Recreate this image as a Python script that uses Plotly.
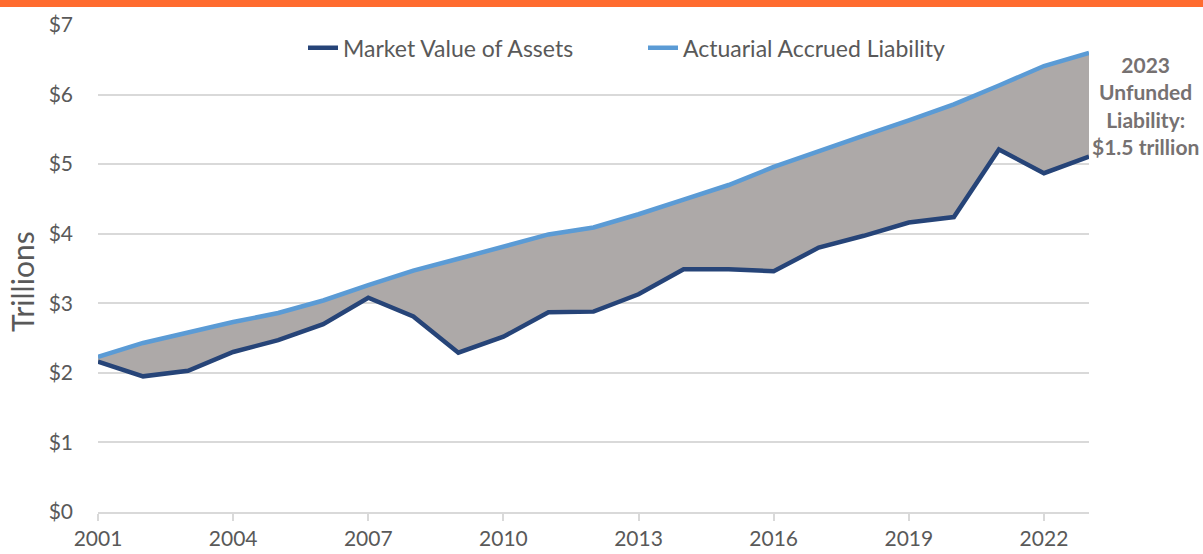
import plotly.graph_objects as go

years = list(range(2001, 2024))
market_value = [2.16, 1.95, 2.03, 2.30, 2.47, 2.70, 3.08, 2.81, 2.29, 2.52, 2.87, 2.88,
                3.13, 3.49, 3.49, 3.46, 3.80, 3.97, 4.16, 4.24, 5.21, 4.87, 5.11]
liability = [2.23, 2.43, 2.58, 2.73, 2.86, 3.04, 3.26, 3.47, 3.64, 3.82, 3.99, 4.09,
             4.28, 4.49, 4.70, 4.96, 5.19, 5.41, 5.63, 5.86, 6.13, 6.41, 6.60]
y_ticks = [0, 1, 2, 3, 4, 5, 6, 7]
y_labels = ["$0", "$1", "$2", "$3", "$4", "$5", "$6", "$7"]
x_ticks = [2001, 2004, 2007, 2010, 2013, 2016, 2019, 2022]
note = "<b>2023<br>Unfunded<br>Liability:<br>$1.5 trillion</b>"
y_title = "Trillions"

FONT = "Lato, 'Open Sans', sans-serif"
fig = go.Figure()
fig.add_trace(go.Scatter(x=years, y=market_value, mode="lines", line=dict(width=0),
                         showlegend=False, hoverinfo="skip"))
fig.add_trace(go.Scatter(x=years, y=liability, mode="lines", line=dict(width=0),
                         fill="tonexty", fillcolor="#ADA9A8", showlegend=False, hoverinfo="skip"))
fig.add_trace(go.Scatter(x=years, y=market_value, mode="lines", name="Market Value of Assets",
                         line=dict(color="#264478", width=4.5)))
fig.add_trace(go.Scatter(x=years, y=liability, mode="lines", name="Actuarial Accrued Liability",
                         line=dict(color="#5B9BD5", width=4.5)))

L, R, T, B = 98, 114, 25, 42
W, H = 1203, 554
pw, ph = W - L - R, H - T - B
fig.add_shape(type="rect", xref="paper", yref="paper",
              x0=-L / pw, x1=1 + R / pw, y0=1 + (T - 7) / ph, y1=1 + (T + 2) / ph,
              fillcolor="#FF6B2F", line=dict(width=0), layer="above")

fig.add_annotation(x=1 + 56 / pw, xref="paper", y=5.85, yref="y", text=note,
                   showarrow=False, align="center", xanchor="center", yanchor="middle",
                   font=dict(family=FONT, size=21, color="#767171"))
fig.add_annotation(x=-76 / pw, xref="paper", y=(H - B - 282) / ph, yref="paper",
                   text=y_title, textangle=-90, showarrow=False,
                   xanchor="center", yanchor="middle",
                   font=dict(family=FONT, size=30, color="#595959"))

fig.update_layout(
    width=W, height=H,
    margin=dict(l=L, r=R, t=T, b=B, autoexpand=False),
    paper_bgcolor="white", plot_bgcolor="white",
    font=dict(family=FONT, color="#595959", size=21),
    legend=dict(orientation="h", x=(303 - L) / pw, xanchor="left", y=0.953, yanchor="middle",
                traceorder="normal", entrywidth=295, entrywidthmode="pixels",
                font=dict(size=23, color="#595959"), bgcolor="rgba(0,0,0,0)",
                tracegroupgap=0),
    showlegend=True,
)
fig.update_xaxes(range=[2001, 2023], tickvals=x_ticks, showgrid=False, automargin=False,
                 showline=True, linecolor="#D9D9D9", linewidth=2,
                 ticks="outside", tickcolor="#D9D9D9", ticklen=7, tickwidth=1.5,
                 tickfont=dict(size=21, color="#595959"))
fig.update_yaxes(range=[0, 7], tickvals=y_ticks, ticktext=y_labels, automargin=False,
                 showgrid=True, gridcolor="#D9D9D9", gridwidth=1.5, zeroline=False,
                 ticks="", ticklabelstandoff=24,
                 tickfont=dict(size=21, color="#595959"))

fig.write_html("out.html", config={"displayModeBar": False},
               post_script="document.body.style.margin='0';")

WHAT IS NEEDED:
Repeat the material above word for word, please, apart from its images.

RESULT:
Recreate this image as a Python script that uses Plotly.
import plotly.graph_objects as go

years = list(range(2001, 2024))
market_value = [2.16, 1.95, 2.03, 2.30, 2.47, 2.70, 3.08, 2.81, 2.29, 2.52, 2.87, 2.88,
                3.13, 3.49, 3.49, 3.46, 3.80, 3.97, 4.16, 4.24, 5.21, 4.87, 5.11]
liability = [2.23, 2.43, 2.58, 2.73, 2.86, 3.04, 3.26, 3.47, 3.64, 3.82, 3.99, 4.09,
             4.28, 4.49, 4.70, 4.96, 5.19, 5.41, 5.63, 5.86, 6.13, 6.41, 6.60]
y_ticks = [0, 1, 2, 3, 4, 5, 6, 7]
y_labels = ["$0", "$1", "$2", "$3", "$4", "$5", "$6", "$7"]
x_ticks = [2001, 2004, 2007, 2010, 2013, 2016, 2019, 2022]
note = "<b>2023<br>Unfunded<br>Liability:<br>$1.5 trillion</b>"
y_title = "Trillions"

FONT = "Lato, 'Open Sans', sans-serif"
fig = go.Figure()
fig.add_trace(go.Scatter(x=years, y=market_value, mode="lines", line=dict(width=0),
                         showlegend=False, hoverinfo="skip"))
fig.add_trace(go.Scatter(x=years, y=liability, mode="lines", line=dict(width=0),
                         fill="tonexty", fillcolor="#ADA9A8", showlegend=False, hoverinfo="skip"))
fig.add_trace(go.Scatter(x=years, y=market_value, mode="lines", name="Market Value of Assets",
                         line=dict(color="#264478", width=4.5)))
fig.add_trace(go.Scatter(x=years, y=liability, mode="lines", name="Actuarial Accrued Liability",
                         line=dict(color="#5B9BD5", width=4.5)))

L, R, T, B = 98, 114, 25, 42
W, H = 1203, 554
pw, ph = W - L - R, H - T - B
fig.add_shape(type="rect", xref="paper", yref="paper",
              x0=-L / pw, x1=1 + R / pw, y0=1 + (T - 7) / ph, y1=1 + (T + 2) / ph,
              fillcolor="#FF6B2F", line=dict(width=0), layer="above")

fig.add_annotation(x=1 + 56 / pw, xref="paper", y=5.85, yref="y", text=note,
                   showarrow=False, align="center", xanchor="center", yanchor="middle",
                   font=dict(family=FONT, size=21, color="#767171"))
fig.add_annotation(x=-76 / pw, xref="paper", y=(H - B - 282) / ph, yref="paper",
                   text=y_title, textangle=-90, showarrow=False,
                   xanchor="center", yanchor="middle",
                   font=dict(family=FONT, size=30, color="#595959"))

fig.update_layout(
    width=W, height=H,
    margin=dict(l=L, r=R, t=T, b=B, autoexpand=False),
    paper_bgcolor="white", plot_bgcolor="white",
    font=dict(family=FONT, color="#595959", size=21),
    legend=dict(orientation="h", x=(303 - L) / pw, xanchor="left", y=0.953, yanchor="middle",
                traceorder="normal", entrywidth=295, entrywidthmode="pixels",
                font=dict(size=23, color="#595959"), bgcolor="rgba(0,0,0,0)",
                tracegroupgap=0),
    showlegend=True,
)
fig.update_xaxes(range=[2001, 2023], tickvals=x_ticks, showgrid=False, automargin=False,
                 showline=True, linecolor="#D9D9D9", linewidth=2,
                 ticks="outside", tickcolor="#D9D9D9", ticklen=7, tickwidth=1.5,
                 tickfont=dict(size=21, color="#595959"))
fig.update_yaxes(range=[0, 7], tickvals=y_ticks, ticktext=y_labels, automargin=False,
                 showgrid=True, gridcolor="#D9D9D9", gridwidth=1.5, zeroline=False,
                 ticks="", ticklabelstandoff=24,
                 tickfont=dict(size=21, color="#595959"))

fig.write_html("out.html", config={"displayModeBar": False},
               post_script="document.body.style.margin='0';")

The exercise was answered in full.